Pour les Français, il s’agit d’une réalité non seulement géopolitique mais aussi très concrète : de la Réunion à Wallis, nos compatriotes sont 2 millions à habiter l’indopacifique. Il est inquiétant que la France, avec sa souveraineté territorialo-maritime sur 9 millions de m² dans les océans Indien et Pacifique, ne soit ni dans le Quad ni dans Aukus. Nos 7 000 soldats seuls et notre seule flotte étalée aux quatre coins du monde ne peuvent suffire à dissuader la Chine de mettre en oeuvre son agenda dans cette région du monde. La France y a authentiquement besoin d’alliés. Il appartient à nos dirigeants de réaliser que leur préférence pour les partenariats stratégiques bilatéraux dans l’indopacifique et le cloisonnement entre nos stratégies de défense atlantique et indopacifique rendent nos alliés dubitatifs.
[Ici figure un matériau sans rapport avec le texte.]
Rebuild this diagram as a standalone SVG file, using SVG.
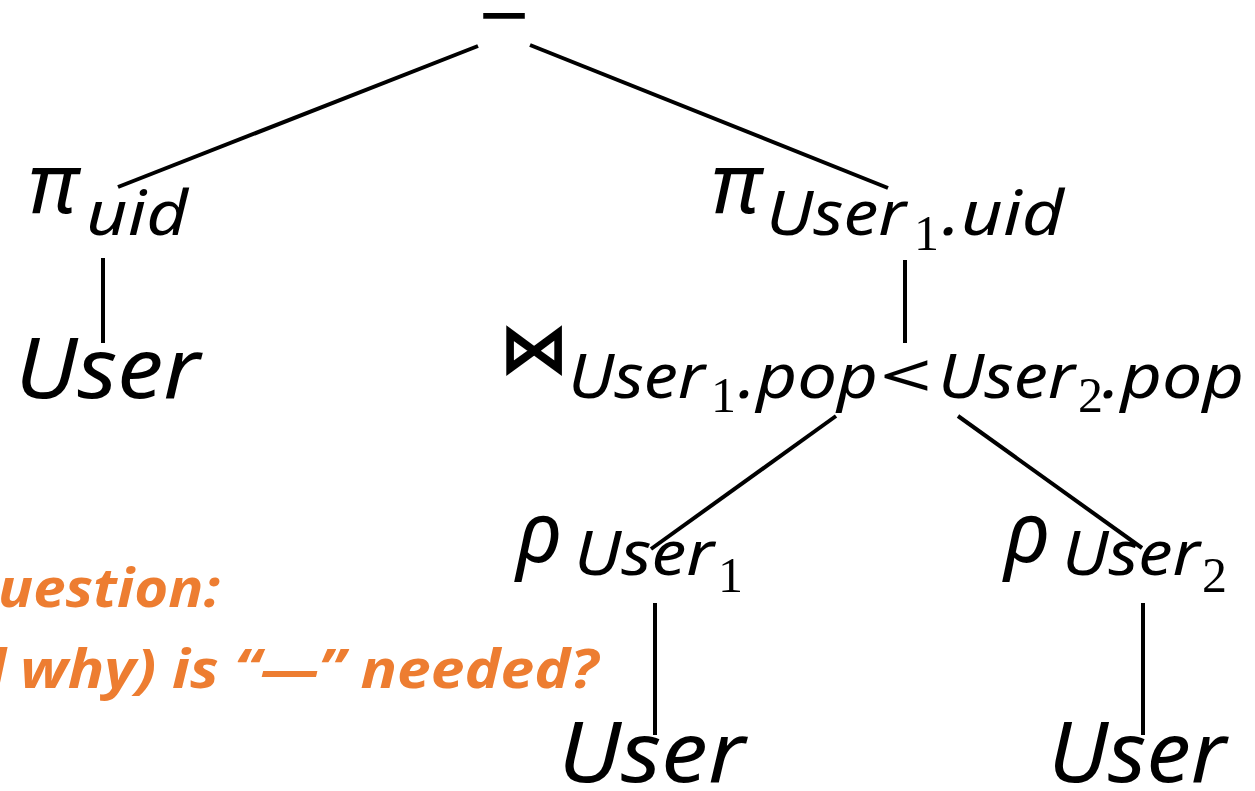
<svg xmlns="http://www.w3.org/2000/svg" width="1255" height="791" viewBox="0 0 1255 791">
<style>
.m{font-family:"Noto Sans","Liberation Sans",sans-serif;font-style:italic;fill:#000}
.g{font-family:"Noto Sans","Liberation Sans",sans-serif;fill:#000}
.d{font-family:"Liberation Serif",serif;fill:#000;font-size:50px}
.big{font-size:84px}
.sub{font-size:62px}
.gr{font-size:84px;font-style:italic}
.q{font-family:"Open Sans","Liberation Sans",sans-serif;font-weight:bold;font-style:italic;font-size:54px;fill:#ED7D31}
.e{stroke:#000;stroke-width:4;fill:none}
</style>
<rect width="1255" height="791" fill="#fff"/>
<g id="connectors">
<line class="e" x1="478" y1="46" x2="118" y2="187"/>
<line class="e" x1="530" y1="45" x2="888" y2="188"/>
<line class="e" x1="103" y1="258" x2="103" y2="343"/>
<line class="e" x1="905" y1="260" x2="905" y2="343"/>
<line class="e" x1="836" y1="416" x2="651" y2="549"/>
<line class="e" x1="958" y1="416" x2="1142" y2="548"/>
<line class="e" x1="655" y1="603" x2="655" y2="735"/>
<line class="e" x1="1143" y1="603" x2="1143" y2="735"/>
</g>
<g id="minus">
<text x="504" y="43" text-anchor="middle" textLength="50" lengthAdjust="spacingAndGlyphs" style="font-family:'Liberation Sans',sans-serif;font-size:82px">−</text>
</g>
<g id="proj-uid">
<text class="g gr" x="28" y="213">π</text>
<text class="m sub" x="86" y="235" textLength="102" lengthAdjust="spacingAndGlyphs">uid</text>
</g>
<g id="user-left">
<text class="m big" x="15" y="398" textLength="185" lengthAdjust="spacingAndGlyphs">User</text>
</g>
<g id="proj-user1-uid">
<text class="g gr" x="711" y="213">π</text>
<text class="m sub" x="766" y="235" textLength="140" lengthAdjust="spacingAndGlyphs">User</text>
<text class="d" x="914" y="250">1</text>
<text class="m sub" x="942" y="235" textLength="122" lengthAdjust="spacingAndGlyphs">.uid</text>
</g>
<g id="join">
<text x="500" y="372" stroke="#000" stroke-width="2" style="font-family:'DejaVu Sans',sans-serif;font-size:68px">⋈</text>
<text class="m sub" x="568" y="398" textLength="137" lengthAdjust="spacingAndGlyphs">User</text>
<text class="d" x="711" y="412">1</text>
<text class="m sub" x="738" y="398" textLength="140" lengthAdjust="spacingAndGlyphs">.pop</text>
<text class="g sub" x="880" y="398" textLength="52" lengthAdjust="spacingAndGlyphs">&lt;</text>
<text class="m sub" x="938" y="398" textLength="137" lengthAdjust="spacingAndGlyphs">User</text>
<text class="d" x="1078" y="412">2</text>
<text class="m sub" x="1102" y="398" textLength="142" lengthAdjust="spacingAndGlyphs">.pop</text>
</g>
<g id="rho-user1">
<text class="g gr" x="516" y="562">ρ</text>
<text class="m sub" x="574" y="575" textLength="140" lengthAdjust="spacingAndGlyphs">User</text>
<text class="d" x="718" y="592">1</text>
</g>
<g id="rho-user2">
<text class="g gr" x="1004" y="562">ρ</text>
<text class="m sub" x="1062" y="575" textLength="138" lengthAdjust="spacingAndGlyphs">User</text>
<text class="d" x="1202" y="592">2</text>
</g>
<g id="user-bottom-1">
<text class="m big" x="558" y="782" textLength="187" lengthAdjust="spacingAndGlyphs">User</text>
</g>
<g id="user-bottom-2">
<text class="m big" x="1048" y="782" textLength="178" lengthAdjust="spacingAndGlyphs">User</text>
</g>
<g id="question">
<text class="q" x="-2" y="607" textLength="222" lengthAdjust="spacingAndGlyphs">uestion:</text>
<text class="q" x="-26" y="688">d</text>
<text class="q" x="20" y="688" textLength="578" lengthAdjust="spacingAndGlyphs">why) is “—” needed?</text>
</g>
</svg>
Les Australiens et les Américains n’ont pas respecté notre amour-propre ni nos intérêts industriels et commerciaux. Pour autant, restons lucides : il ne s’agit ni d’un retournement d’alliance ni d’une agression. L’Australie reste un pays ami de la France dans le Pacifique et les Etats-Unis un allié militaire. Pour danser le tango, il faut être deux : pour la part qui leur en revient, il incombe aux dirigeants français d’envoyer aux dirigeants américains et australiens, mais aussi indiens et japonais, qu’ils sont vraiment prêts à s’engager à sans réserve dans une démarche de sécurité militaire et commerciale collective, tant dans l’Atlantique que dans l’indopacifique. Parallèlement, la France a tout intérêt à se mettre en position de chercher à convaincre, patiemment, avec pédagogie et humilité, les autres pays de l’UE qu’il faut tous ensemble et de façon convergente se déprendre de la dépendance à la Chine. Le Brexit comme, malgré sa balourdise, l’installation de l’administration Biden, rendent une telle attitude non seulement possible mais souhaitable, pour le bien des Français comme des Européens.